= Dodgem =

Abstract strategy game

Starting position for 3×3 Dodgem

Dodgem is a simple abstract strategy game invented by Colin Vout in 1972 while he was a mathematics student at the University of Cambridge as described in the book Winning Ways. It is played on an n×n board with n-1 cars for each player—two cars each on a 3×3 board is enough for an interesting game, but larger sizes are also possible.

==Play==
The board is initially set up with n-1 blue cars along the left edge and n-1 red cars along the bottom edge, the bottom left square remaining empty. Turns alternate: player 1 ("Left")'s turn is to move any one of the blue cars one space forwards (right) or sideways (up or down). Player 2 ("Bottom")'s turn is to move any one of the red cars one space forwards (up) or sideways (left or right).

Cars may not move onto occupied spaces. They may leave the board, but only by a forward move. A car which leaves the board is out of the game. There are no captures. A player must always leave their opponent a legal move or else forfeit the game.

The winner is the player who first gets all their pieces off the board, or has all their cars blocked in by their opponent.

==Theory==
The 3×3 game can be completely analyzed (strongly solved) and is a win for the first player—a table showing who wins from every possible position is given in Winning Ways, and given this information it is easy to read off a winning strategy. For Dodgem on a 3x3 board, there are 1963 reachable positions. Out of the 1963 reachable positions, 1123 of them are winning, 840 of them are losing for the player-to-move, and there are no draws.

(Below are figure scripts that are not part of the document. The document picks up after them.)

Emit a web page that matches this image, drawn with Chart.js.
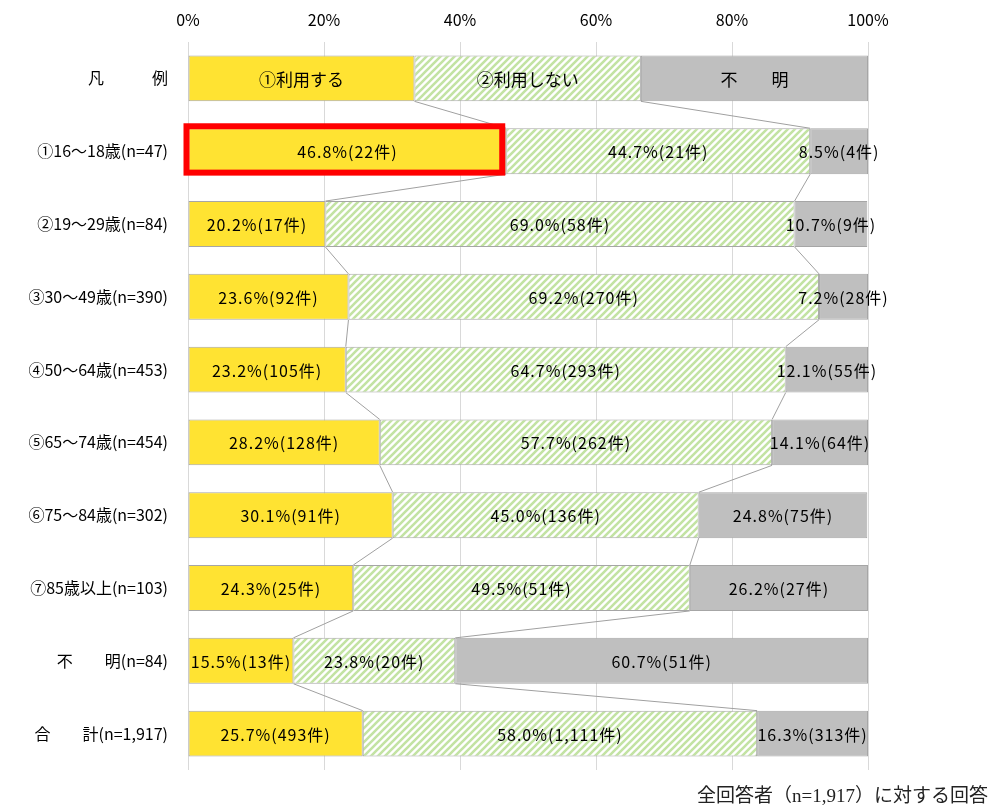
<!DOCTYPE html>
<html lang="ja">
<head>
<meta charset="utf-8">
<script src="https://cdn.jsdelivr.net/npm/chart.js@4.4.1/dist/chart.umd.min.js"></script>
<style>
  body { margin: 0; background: #fff; }
  #wrap { position: relative; width: 996px; height: 810px; }
  #note {
    position: absolute; right: 8px; top: 780px;
    font-family: "Liberation Serif", "Noto Sans CJK JP", serif;
    font-size: 19px; color: #222; white-space: nowrap;
  }
</style>
</head>
<body>
<div id="wrap">
  <canvas id="chart" width="996" height="810"></canvas>
  <div id="note">全回答者（n=1,917）に対する回答</div>
</div>
<script>
const categories = [
  "凡　　　例",
  "①16～18歳(n=47)",
  "②19～29歳(n=84)",
  "③30～49歳(n=390)",
  "④50～64歳(n=453)",
  "⑤65～74歳(n=454)",
  "⑥75～84歳(n=302)",
  "⑦85歳以上(n=103)",
  "不　　明(n=84)",
  "合　　計(n=1,917)",
];
const seriesNames = ["①利用する", "②利用しない", "不　　明"];

// percentages (first row is the legend row, equal thirds)
const usePct = [33.3, 46.8, 20.2, 23.6, 23.2, 28.2, 30.1, 24.3, 15.5, 25.7];
const notUsePct = [33.3, 44.7, 69.0, 69.2, 64.7, 57.7, 45.0, 49.5, 23.8, 58.0];
const unknownPct = [33.4, 8.5, 10.7, 7.2, 12.1, 14.1, 24.8, 26.2, 60.7, 16.3];

// counts (件)
const useCount = [null, 22, 17, 92, 105, 128, 91, 25, 13, 493];
const notUseCount = [null, 21, 58, 270, 293, 262, 136, 51, 20, 1111];
const unknownCount = [null, 4, 9, 28, 55, 64, 75, 27, 51, 313];

const tickLabels = ["0%", "20%", "40%", "60%", "80%", "100%"];

const colors = {
  yellow: "#ffe332",
  gray: "#bfbfbf",
  stripe: "#c3e3a3",
  border: "#a6a6a6",
  grid: "#d9d9d9",
  seriesLine: "#a0a0a0",
  highlight: "#ff0000",
};

// hatch pattern for "利用しない"
const makeHatch = () => {
  const s = 7;
  const c = document.createElement("canvas");
  c.width = s;
  c.height = s;
  const g = c.getContext("2d");
  g.fillStyle = "#ffffff";
  g.fillRect(0, 0, s, s);
  g.strokeStyle = colors.stripe;
  g.lineWidth = 2.6;
  g.beginPath();
  g.moveTo(0, s); g.lineTo(s, 0);
  g.moveTo(-1, 1); g.lineTo(1, -1);
  g.moveTo(s - 1, s + 1); g.lineTo(s + 1, s - 1);
  g.stroke();
  return g.createPattern(c, "repeat");
};

const fmt = (n) => n.toLocaleString("en-US");
const counts = [useCount, notUseCount, unknownCount];

// Excel-style series lines between consecutive bars
const seriesLinesPlugin = {
  id: "seriesLines",
  afterDatasetsDraw(chart) {
    const ctx = chart.ctx;
    ctx.save();
    ctx.strokeStyle = colors.seriesLine;
    ctx.lineWidth = 1;
    [0, 1].forEach((d) => {
      const bars = chart.getDatasetMeta(d).data;
      for (let i = 0; i < bars.length - 1; i++) {
        const a = bars[i];
        const b = bars[i + 1];
        ctx.beginPath();
        ctx.moveTo(a.x, a.y + a.height / 2);
        ctx.lineTo(b.x, b.y - b.height / 2);
        ctx.stroke();
      }
    });
    // red highlight around ①16～18歳 "利用する"
    const h = chart.getDatasetMeta(0).data[1];
    ctx.strokeStyle = colors.highlight;
    ctx.lineWidth = 6;
    const top = h.y - h.height / 2;
    const bottom = h.y + h.height / 2;
    ctx.strokeRect(h.base - 2, top - 2, h.x - 4 - (h.base - 2), bottom - 1.5 - (top - 2));
    ctx.restore();
  },
};

const labelsPlugin = {
  id: "barLabels",
  afterDraw(chart) {
    const ctx = chart.ctx;
    ctx.save();
    ctx.fillStyle = "#000";
    ctx.textAlign = "center";
    ctx.textBaseline = "middle";
    chart.data.datasets.forEach((ds, d) => {
      chart.getDatasetMeta(d).data.forEach((bar, i) => {
        let text;
        if (i === 0) {
          ctx.font = "17px 'Noto Sans CJK JP', sans-serif";
          ctx.letterSpacing = "0px";
          text = seriesNames[d];
        } else {
          ctx.font = "16px 'Noto Sans CJK JP', sans-serif";
          ctx.letterSpacing = "1px";
          text = `${ds.data[i].toFixed(1)}%(${fmt(counts[d][i])}件)`;
        }
        ctx.fillText(text, (bar.base + bar.x) / 2, bar.y + 1);
      });
    });
    ctx.restore();
  },
};

Chart.defaults.font.family = "'Noto Sans CJK JP', sans-serif";
Chart.defaults.font.size = 15;
Chart.defaults.color = "#000";

const dsCommon = {
  borderColor: colors.border,
  borderWidth: 1,
  borderSkipped: false,
  barPercentage: 0.63,
  categoryPercentage: 1,
};

new Chart(document.getElementById("chart"), {
  type: "bar",
  data: {
    labels: categories,
    datasets: [
      { ...dsCommon, label: seriesNames[0], data: usePct, backgroundColor: colors.yellow },
      { ...dsCommon, label: seriesNames[1], data: notUsePct, backgroundColor: makeHatch() },
      { ...dsCommon, label: seriesNames[2], data: unknownPct, backgroundColor: colors.gray },
    ],
  },
  options: {
    indexAxis: "y",
    responsive: false,
    devicePixelRatio: 1,
    animation: false,
    layout: { padding: { top: 0, right: 128, bottom: 40, left: 0 } },
    scales: {
      x: {
        position: "top",
        stacked: true,
        min: 0,
        max: 100,
        afterFit: (scale) => { scale.height = 42; },
        ticks: {
          stepSize: 20,
          padding: 12,
          font: { size: 16 },
          callback: (v, i) => tickLabels[i],
        },
        grid: { color: colors.grid, drawTicks: false },
        border: { display: false },
      },
      y: {
        stacked: true,
        afterFit: (scale) => { scale.width = 188; },
        ticks: { padding: 12, font: { size: 16 } },
        grid: { display: false },
        border: { display: false },
      },
    },
    plugins: {
      legend: { display: false },
      tooltip: { enabled: false },
    },
  },
  plugins: [seriesLinesPlugin, labelsPlugin],
});
</script>
</body>
</html>
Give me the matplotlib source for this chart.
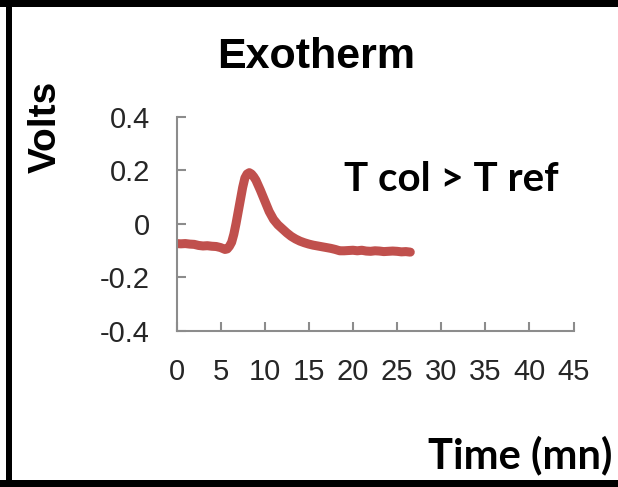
import matplotlib
matplotlib.use("Agg")
import matplotlib.pyplot as plt
from matplotlib.patches import Rectangle

# Thermal signal: time (min) vs. differential voltage (V)
time_mn = [0, 0.5, 1, 1.5, 2, 2.5, 3, 3.5, 4, 4.5, 5, 5.5, 5.75, 6, 6.25,
           6.5, 6.75, 7, 7.25, 7.5, 7.75, 8, 8.25, 8.5, 8.75, 9, 9.5, 10,
           10.5, 11, 11.5, 12, 12.5, 13, 13.5, 14, 14.5, 15, 15.5, 16, 16.5,
           17, 17.5, 18, 18.5, 19, 19.5, 20, 20.5, 21, 21.5, 22, 22.5, 23,
           23.5, 24, 24.5, 25, 25.5, 26, 26.5]
volts = [-0.075, -0.076, -0.075, -0.077, -0.078, -0.082, -0.084, -0.083,
         -0.085, -0.086, -0.090, -0.097, -0.095, -0.085, -0.070, -0.040,
         0.000, 0.045, 0.090, 0.135, 0.170, 0.185, 0.190, 0.185, 0.175,
         0.162, 0.125, 0.085, 0.045, 0.015, -0.005, -0.020, -0.035, -0.048,
         -0.058, -0.066, -0.072, -0.077, -0.081, -0.084, -0.087, -0.090,
         -0.093, -0.097, -0.102, -0.102, -0.101, -0.100, -0.102, -0.100,
         -0.103, -0.104, -0.102, -0.103, -0.105, -0.104, -0.103, -0.104,
         -0.106, -0.105, -0.107]

x_ticks = [0, 5, 10, 15, 20, 25, 30, 35, 40, 45]
y_ticks = [-0.4, -0.2, 0, 0.2, 0.4]
y_tick_labels = ["-0.4", "-0.2", "0", "0.2", "0.4"]

W, H = 618, 487
fig = plt.figure(figsize=(W / 100, H / 100), dpi=100)
fig.patch.set_facecolor("white")

ax = fig.add_axes([176.5 / W, 1 - 330.5 / H, (573.5 - 176.5) / W,
                   (330.5 - 116.5) / H])
ax.plot(time_mn, volts, color="#C0504D", lw=6.5, solid_capstyle="round",
        solid_joinstyle="round")

ax.set_xlim(0, 45)
ax.set_ylim(-0.4, 0.4)
ax.set_xticks(x_ticks)
ax.set_yticks(y_ticks)
ax.set_yticklabels(y_tick_labels)

for side in ("top", "right"):
    ax.spines[side].set_visible(False)
for side in ("left", "bottom"):
    ax.spines[side].set_color("#8c8c8c")
    ax.spines[side].set_linewidth(1.5)

ax.tick_params(axis="both", direction="in", length=6.5, width=1.5,
               color="#8c8c8c")
ax.tick_params(axis="x", pad=20)
ax.tick_params(axis="y", pad=19)
for lab in ax.get_xticklabels():
    lab.set_fontfamily(["Liberation Sans", "DejaVu Sans"])
    lab.set_fontsize(21)
    lab.set_color("#262626")
for lab in ax.get_yticklabels():
    lab.set_fontfamily(["Liberation Sans", "DejaVu Sans"])
    lab.set_fontsize(21)
    lab.set_color("#262626")

arial_bold = dict(family=["Liberation Sans", "DejaVu Sans"], weight="bold",
                  color="black")
calibri_bold = dict(family=["Lato", "DejaVu Sans"], weight="bold",
                    color="black")
fig.text(316 / W, 1 - 57 / H, "Exotherm", ha="center", va="center",
         fontsize=31, **arial_bold)
fig.text(46 / W, 1 - 127 / H, "Volts", ha="center", va="center",
         rotation=90, fontsize=28, **arial_bold)
fig.text(451 / W, 1 - 180 / H, "T col > T ref", ha="center", va="center",
         fontsize=29, **calibri_bold)
fig.text(612 / W, 1 - 455 / H, "Time (mn)", ha="right", va="center",
         fontsize=30, **calibri_bold)

# Black frame on the left, top and bottom edges
frame = dict(facecolor="black", edgecolor="none", transform=None)
fig.add_artist(Rectangle((6, 0), 6, H, **frame))
fig.add_artist(Rectangle((0, H - 7), W, 7, **frame))
fig.add_artist(Rectangle((0, 0), W, 7, **frame))

fig.savefig("out.png", dpi=100, facecolor="white")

David des Jardins showed in 1996 that the 4×4 and 5×5 games never end with perfect play—both players get stuck shuffling their cars from side to side to prevent the other from winning. He conjectures that this is true for all larger boards. In addition, a Python package has been developed for playing and analyzing Dodgem on 3×3, 4×4, and 5×5 boards, providing perfect-opponent play, a command-line interface, a Tkinter GUI, a Python API, and a casual online version.